### Task
Beneath this task is a listing. State how many of its lines include the string "with", giving nothing but the number.

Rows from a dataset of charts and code

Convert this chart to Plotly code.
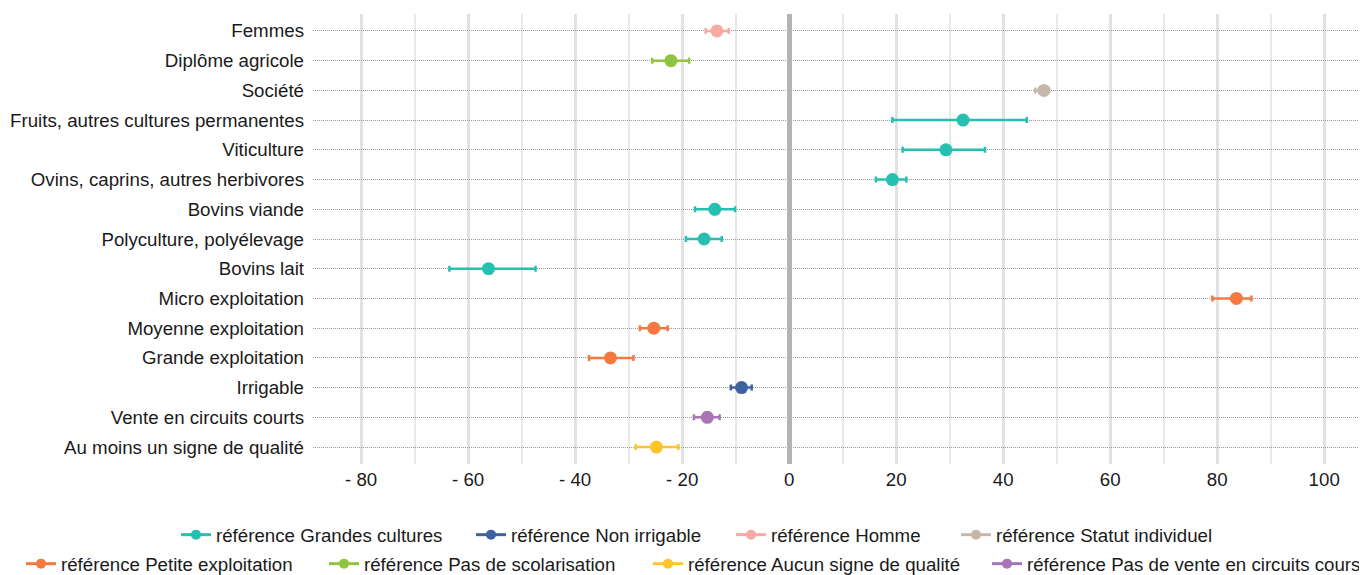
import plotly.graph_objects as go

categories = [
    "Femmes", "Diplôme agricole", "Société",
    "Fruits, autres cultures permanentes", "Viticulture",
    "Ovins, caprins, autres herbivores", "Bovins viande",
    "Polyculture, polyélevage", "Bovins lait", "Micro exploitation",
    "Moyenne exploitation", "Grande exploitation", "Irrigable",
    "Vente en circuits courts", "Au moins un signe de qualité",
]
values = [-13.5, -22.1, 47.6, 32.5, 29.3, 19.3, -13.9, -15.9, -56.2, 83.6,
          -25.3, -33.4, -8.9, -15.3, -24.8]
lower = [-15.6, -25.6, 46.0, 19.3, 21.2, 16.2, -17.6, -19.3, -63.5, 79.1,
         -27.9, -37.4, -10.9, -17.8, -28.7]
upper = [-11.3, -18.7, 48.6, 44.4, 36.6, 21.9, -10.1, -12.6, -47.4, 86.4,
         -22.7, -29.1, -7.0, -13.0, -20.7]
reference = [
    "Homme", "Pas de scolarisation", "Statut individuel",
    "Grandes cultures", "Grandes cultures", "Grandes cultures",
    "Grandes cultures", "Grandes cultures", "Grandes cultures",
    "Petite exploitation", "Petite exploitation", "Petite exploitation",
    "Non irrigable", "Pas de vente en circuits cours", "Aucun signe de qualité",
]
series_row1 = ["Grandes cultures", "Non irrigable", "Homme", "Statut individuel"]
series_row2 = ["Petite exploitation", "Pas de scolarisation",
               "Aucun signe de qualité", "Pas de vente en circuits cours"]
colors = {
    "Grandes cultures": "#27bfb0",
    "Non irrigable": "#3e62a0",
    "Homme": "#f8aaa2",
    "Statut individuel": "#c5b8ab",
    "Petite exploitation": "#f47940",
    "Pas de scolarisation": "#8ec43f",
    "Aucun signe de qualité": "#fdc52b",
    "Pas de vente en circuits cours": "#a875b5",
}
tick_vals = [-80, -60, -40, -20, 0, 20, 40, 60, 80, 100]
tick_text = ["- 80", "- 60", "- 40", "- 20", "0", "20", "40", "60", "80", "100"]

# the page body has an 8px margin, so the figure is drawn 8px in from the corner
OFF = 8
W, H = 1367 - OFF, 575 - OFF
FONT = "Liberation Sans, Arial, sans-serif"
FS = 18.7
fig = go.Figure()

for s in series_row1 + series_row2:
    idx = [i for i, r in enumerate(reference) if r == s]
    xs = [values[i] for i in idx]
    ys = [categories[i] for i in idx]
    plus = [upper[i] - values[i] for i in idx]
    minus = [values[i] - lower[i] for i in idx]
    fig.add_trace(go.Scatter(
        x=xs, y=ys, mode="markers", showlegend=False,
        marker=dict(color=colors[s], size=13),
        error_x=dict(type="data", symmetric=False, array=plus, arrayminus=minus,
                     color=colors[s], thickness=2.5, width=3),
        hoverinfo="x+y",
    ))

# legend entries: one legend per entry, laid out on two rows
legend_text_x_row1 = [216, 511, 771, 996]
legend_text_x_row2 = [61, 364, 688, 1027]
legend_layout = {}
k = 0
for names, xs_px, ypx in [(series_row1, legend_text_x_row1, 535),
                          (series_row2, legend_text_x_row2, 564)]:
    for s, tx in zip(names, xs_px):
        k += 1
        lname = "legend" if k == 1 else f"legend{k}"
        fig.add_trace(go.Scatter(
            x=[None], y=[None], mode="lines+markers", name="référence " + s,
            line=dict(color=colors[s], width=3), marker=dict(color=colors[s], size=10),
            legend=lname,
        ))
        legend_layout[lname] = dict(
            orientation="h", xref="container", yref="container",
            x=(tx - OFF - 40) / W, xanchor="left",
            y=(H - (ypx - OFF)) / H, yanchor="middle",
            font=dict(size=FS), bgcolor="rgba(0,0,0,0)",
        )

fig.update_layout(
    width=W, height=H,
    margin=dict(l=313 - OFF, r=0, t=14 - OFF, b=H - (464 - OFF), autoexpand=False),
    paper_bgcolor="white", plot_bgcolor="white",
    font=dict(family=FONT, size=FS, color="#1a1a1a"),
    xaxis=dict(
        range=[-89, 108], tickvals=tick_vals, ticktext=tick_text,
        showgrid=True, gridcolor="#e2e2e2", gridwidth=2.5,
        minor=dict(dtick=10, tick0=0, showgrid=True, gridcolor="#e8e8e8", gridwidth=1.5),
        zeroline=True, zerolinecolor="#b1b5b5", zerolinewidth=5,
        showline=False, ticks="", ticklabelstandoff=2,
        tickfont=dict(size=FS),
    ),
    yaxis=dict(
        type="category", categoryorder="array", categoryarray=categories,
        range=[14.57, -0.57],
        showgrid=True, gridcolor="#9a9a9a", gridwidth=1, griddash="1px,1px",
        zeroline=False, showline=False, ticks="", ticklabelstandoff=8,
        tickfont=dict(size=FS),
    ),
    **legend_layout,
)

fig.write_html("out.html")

...

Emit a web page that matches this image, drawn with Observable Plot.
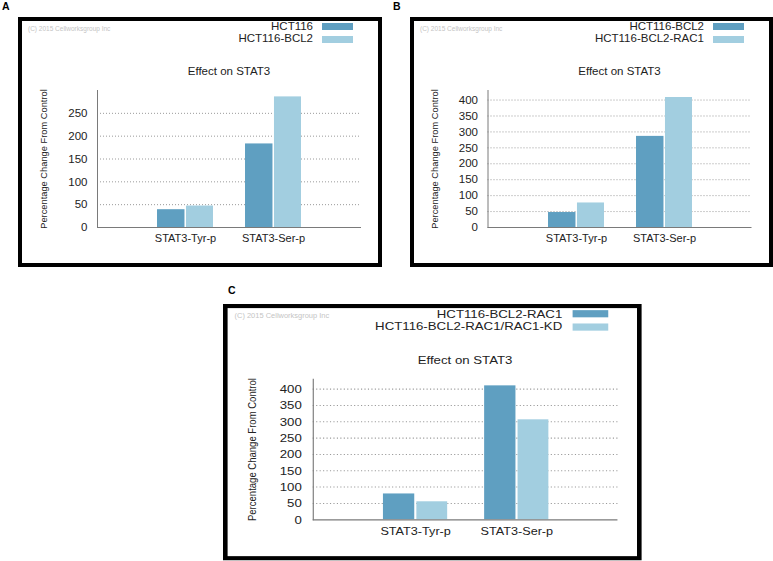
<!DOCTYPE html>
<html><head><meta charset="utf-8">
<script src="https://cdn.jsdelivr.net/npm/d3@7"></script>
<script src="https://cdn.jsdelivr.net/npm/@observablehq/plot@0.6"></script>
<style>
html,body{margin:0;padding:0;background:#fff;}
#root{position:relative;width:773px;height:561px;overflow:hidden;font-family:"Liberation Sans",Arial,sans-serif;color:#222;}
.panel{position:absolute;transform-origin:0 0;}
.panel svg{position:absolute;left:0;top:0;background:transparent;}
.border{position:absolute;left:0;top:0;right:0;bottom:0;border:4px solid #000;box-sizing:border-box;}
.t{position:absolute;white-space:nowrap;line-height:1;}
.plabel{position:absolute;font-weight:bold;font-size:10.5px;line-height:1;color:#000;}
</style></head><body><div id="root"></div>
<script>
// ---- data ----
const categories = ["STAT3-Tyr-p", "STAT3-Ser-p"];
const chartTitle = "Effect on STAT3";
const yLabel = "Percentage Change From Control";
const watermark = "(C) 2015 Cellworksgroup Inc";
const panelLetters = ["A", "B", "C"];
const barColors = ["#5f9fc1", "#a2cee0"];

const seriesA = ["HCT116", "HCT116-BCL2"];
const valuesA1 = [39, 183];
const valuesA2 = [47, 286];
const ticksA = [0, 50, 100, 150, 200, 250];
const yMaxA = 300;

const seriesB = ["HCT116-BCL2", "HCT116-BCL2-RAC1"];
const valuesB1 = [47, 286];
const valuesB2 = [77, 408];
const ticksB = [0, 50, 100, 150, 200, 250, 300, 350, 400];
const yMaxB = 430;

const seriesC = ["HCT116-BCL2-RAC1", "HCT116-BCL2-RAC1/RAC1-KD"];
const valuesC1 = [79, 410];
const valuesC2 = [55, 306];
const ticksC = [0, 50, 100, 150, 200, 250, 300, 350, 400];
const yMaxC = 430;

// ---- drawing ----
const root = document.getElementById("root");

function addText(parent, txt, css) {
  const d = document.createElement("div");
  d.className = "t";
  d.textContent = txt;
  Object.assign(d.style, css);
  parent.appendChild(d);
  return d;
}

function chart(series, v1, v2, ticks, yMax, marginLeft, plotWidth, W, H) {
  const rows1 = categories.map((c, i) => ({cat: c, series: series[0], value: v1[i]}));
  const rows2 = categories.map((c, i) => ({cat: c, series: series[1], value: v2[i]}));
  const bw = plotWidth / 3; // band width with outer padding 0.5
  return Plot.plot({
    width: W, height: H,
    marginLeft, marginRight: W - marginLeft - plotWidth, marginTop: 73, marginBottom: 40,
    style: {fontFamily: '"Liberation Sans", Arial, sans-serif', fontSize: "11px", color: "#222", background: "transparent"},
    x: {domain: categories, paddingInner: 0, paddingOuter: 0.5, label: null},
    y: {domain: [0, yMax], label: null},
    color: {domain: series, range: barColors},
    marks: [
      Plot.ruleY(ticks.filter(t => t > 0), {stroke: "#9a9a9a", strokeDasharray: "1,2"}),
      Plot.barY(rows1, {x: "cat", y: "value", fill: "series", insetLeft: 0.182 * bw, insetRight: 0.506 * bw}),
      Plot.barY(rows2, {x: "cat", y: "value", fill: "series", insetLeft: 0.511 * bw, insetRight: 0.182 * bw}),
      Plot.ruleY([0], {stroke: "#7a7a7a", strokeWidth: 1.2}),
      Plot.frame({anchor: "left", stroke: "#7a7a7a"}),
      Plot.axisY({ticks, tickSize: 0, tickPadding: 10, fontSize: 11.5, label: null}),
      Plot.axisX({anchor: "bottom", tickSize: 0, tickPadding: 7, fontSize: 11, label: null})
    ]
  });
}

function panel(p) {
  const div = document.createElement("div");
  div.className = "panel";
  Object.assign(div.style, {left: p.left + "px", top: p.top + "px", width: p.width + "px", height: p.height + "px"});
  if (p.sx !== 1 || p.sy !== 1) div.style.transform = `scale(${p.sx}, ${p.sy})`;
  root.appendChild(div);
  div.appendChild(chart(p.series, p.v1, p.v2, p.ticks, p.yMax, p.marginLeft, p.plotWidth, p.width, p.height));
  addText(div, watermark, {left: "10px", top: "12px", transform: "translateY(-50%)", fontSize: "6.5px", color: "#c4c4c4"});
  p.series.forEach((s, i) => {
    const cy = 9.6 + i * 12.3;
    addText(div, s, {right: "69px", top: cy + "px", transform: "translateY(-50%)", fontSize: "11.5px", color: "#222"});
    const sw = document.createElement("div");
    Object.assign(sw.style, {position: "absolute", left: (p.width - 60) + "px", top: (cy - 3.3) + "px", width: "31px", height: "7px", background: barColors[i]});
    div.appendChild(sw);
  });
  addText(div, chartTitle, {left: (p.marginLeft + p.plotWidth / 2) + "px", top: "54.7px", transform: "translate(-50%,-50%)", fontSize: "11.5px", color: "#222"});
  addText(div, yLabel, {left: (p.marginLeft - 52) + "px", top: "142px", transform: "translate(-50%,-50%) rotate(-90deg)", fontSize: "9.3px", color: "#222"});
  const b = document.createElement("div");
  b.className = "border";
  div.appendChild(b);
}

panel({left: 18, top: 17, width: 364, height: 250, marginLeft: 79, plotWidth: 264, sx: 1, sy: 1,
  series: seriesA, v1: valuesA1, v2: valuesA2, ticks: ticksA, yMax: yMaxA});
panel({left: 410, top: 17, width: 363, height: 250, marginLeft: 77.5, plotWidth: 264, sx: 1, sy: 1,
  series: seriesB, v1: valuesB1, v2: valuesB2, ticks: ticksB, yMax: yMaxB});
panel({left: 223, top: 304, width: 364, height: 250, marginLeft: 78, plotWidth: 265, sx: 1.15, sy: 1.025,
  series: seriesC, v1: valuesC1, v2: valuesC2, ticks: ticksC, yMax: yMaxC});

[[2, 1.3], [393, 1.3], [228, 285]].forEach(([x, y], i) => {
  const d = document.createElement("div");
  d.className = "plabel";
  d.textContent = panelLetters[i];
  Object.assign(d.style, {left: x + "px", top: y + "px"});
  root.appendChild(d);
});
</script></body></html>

### Reply to the exercise
2